A UE – que tradicionalmente apoia a cláusula de proteção ambiental do GATT – recebeu com satisfação a posição. Segundo representante da delegação europeia, a UE acredita que as “restrições à exportação não contribuem e não podem contribuir para a meta [de promover uma produção de matérias-primas mais limpa e sustentável]. Existem medidas de proteção ambiental muito mais efetivas e que não discriminam a indústria estrangeira”.

Apoio à posição da UE sobre minerais terrosos raros?

O aspecto ambiental da disputa pode apresentar ramificações para outro potencial conflito envolvendo a China e a UE com relação a 17 minerais terrosos raros, de extrema relevância para a indústria de alta tecnologia.
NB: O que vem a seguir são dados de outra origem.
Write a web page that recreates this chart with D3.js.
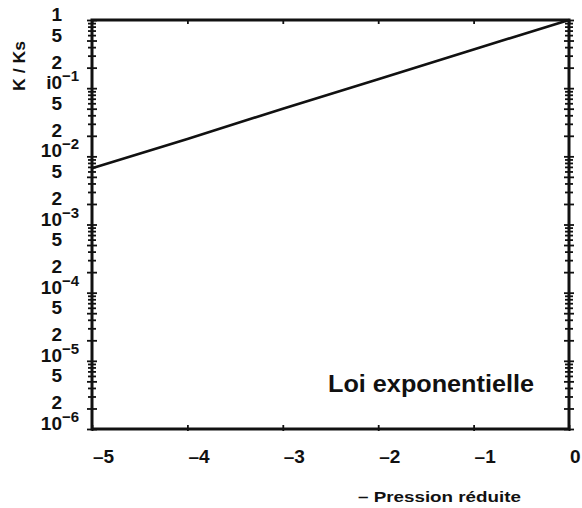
<!DOCTYPE html>
<html>
<head>
<meta charset="utf-8">
<script src="https://cdn.jsdelivr.net/npm/d3@7"></script>
<style>
  html, body { margin: 0; padding: 0; background: #fff; }
  svg { display: block; }
  text { fill: #111; }
</style>
</head>
<body>
<svg id="chart" width="582" height="508"></svg>
<script>
// ---- data ----
const pressure = [-5, -4, -3, -2, -1, 0];
const kRatio = [0.0067, 0.018, 0.05, 0.135, 0.37, 1];
const xTickValues = [-5, -4, -3, -2, -1, 0];
const xTickLabels = ["-5", "-4", "-3", "-2", "-1", "0"];
const yLabelValues = [1, 0.5, 0.2, 1e-1, 5e-2, 2e-2, 1e-2, 5e-3, 2e-3, 1e-3, 5e-4, 2e-4, 1e-4, 5e-5, 2e-5, 1e-5, 5e-6, 2e-6, 1e-6];
const yLabelMain = ["1", "5", "2", "i0", "5", "2", "10", "5", "2", "10", "5", "2", "10", "5", "2", "10", "5", "2", "10"];
const yLabelSup = ["", "", "", "-1", "", "", "-2", "", "", "-3", "", "", "-4", "", "", "-5", "", "", "-6"];
const xTitle = "– Pression réduite";
const yTitle = "K / Ks";
const annotation = "Loi exponentielle";

// ---- layout ----
const L = 92, R = 569, T = 20, B = 429;
const svg = d3.select("#chart");
const x = d3.scaleLinear().domain([-5, 0]).range([L, R]);
const y = d3.scaleLog().domain([1e-6, 1]).range([B, T]);

// minor ticks 1..9 per decade
const yTicks = [];
for (let e = -6; e < 0; e++) for (let m = 1; m < 10; m++) yTicks.push(m * Math.pow(10, e));
yTicks.push(1);
const mant = v => Math.round(v / Math.pow(10, Math.floor(Math.log10(v) + 1e-9)));
const yMajor = yTicks.filter(v => [1, 2, 5].includes(mant(v)));
const yMinor = yTicks.filter(v => !yMajor.includes(v));

function styleAxis(g) {
  g.select(".domain").remove();
  g.selectAll("line").attr("stroke", "#111").attr("stroke-width", 1.8);
  g.selectAll("text").remove();
}

[[yMinor, 4], [yMajor, 5]].forEach(([vals, len]) => {
  [L, R].forEach(px => {
    svg.append("g").attr("transform", `translate(${px},0)`)
      .call(d3.axisLeft(y).tickValues(vals).tickSize(len)).call(styleAxis);
    svg.append("g").attr("transform", `translate(${px},0)`)
      .call(d3.axisRight(y).tickValues(vals).tickSize(len)).call(styleAxis);
  });
});

// x ticks bottom/top
svg.append("g").attr("transform", `translate(0,${B})`)
  .call(d3.axisTop(x).tickValues(xTickValues).tickSize(4)).call(styleAxis);
svg.append("g").attr("transform", `translate(0,${B})`)
  .call(d3.axisBottom(x).tickValues(xTickValues).tickSize(2)).call(styleAxis);
svg.append("g").attr("transform", `translate(0,${T})`)
  .call(d3.axisBottom(x).tickValues(xTickValues).tickSize(4)).call(styleAxis);

// frame
svg.append("rect").attr("x", L).attr("y", T).attr("width", R - L).attr("height", B - T)
  .attr("fill", "none").attr("stroke", "#111").attr("stroke-width", 3);

// data line
const line = d3.line().x((d, i) => x(pressure[i])).y(d => y(d));
svg.append("path").datum(kRatio).attr("d", line)
  .attr("fill", "none").attr("stroke", "#111").attr("stroke-width", 2.6);

// y labels
const lblFont = "'Liberation Sans', Arial, sans-serif";
yLabelValues.forEach((v, i) => {
  const yy = y(v) + 1;
  svg.append("text").attr("x", 62).attr("y", yy)
    .attr("text-anchor", "end")
    .style("font-family", lblFont).style("font-size", "19px").style("font-weight", "bold")
    .text(yLabelMain[i]);
  if (yLabelSup[i]) {
    svg.append("text").attr("x", 62).attr("y", yy - 8)
      .style("font-family", lblFont).style("font-size", "15px").style("font-weight", "bold")
      .text(yLabelSup[i].replace("-", "−"));
  }
});

// x labels
xTickValues.forEach((v, i) => {
  svg.append("text").attr("x", x(v) + 1).attr("y", 463)
    .attr("text-anchor", "start")
    .style("font-family", lblFont).style("font-size", "19px").style("font-weight", "bold")
    .text(xTickLabels[i].replace("-", "–"));
});

// titles
svg.append("text").attr("x", 358).attr("y", 502)
  .attr("textLength", 163).attr("lengthAdjust", "spacingAndGlyphs")
  .style("font-family", lblFont).style("font-size", "15px").style("font-weight", "bold")
  .text(xTitle);

svg.append("text").attr("transform", "translate(25,66) rotate(-90)")
  .attr("text-anchor", "middle")
  .attr("textLength", 50).attr("lengthAdjust", "spacingAndGlyphs")
  .style("font-family", lblFont).style("font-size", "16px").style("font-weight", "bold")
  .text(yTitle);

svg.append("text").attr("x", 328).attr("y", 392)
  .attr("textLength", 206).attr("lengthAdjust", "spacingAndGlyphs")
  .style("font-family", lblFont).style("font-size", "24px").style("font-weight", "bold")
  .text(annotation);
</script>
</body>
</html>
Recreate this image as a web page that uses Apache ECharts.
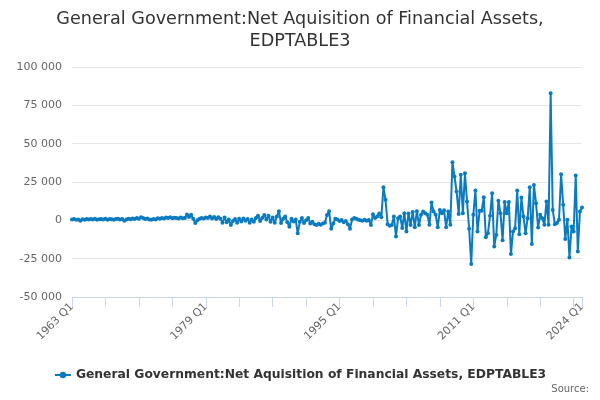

A China possui quase um monopólio na produção desses materiais, mas introduziu, nos últimos anos, uma série de medidas restritivas que têm sido consideradas prejudiciais à UE.

Ainda que as decisões do painel e do Órgão de Apelação não tenham precedente na OMC, a recente deliberação sobre as matérias-primas do painel pode ser um importante indicador de como as regras da Organização podem ser aplicadas em tais casos.

É importante destacar que o painel não apenas rejeitou o argumento ambiental utilizado pela defesa da China, mas também sustentou que os “Membros da OMC não podem se apoiar no Artigo XX (g) [exceção à preservação] para justificar restrições à exportação (…) se elas operarem no sentido de aumentar a proteção da indústria doméstica”. A decisão ressaltou que tal prática violaria outra provisão do Artigo XX (parágrafo (i)) e que “‘conservação’ não pode ser interpretada de forma a (…) permitir que um membro faça, com relação a matérias-primas, indiretamente o que o parágrafo (i) proíbe diretamente”.

Finalmente, o painel enfatizou o potencial das restrições à exportação em gerar efeitos negativos no longo prazo para os esforços de preservação. “Por meio da redução do preço doméstico, [uma restrição à exportação] funciona, na prática, como um subsídio à cadeia produtiva, com o provável resultado de que essa cadeia, com o passar dos anos, demande mais recursos do que demandaria na ausência da restrição à exportação”.

A China possui 60 dias para apelar da decisão ou aplicá-la. Caso contrário, o país corre o risco de enfrentar retaliações de EUA, México e UE.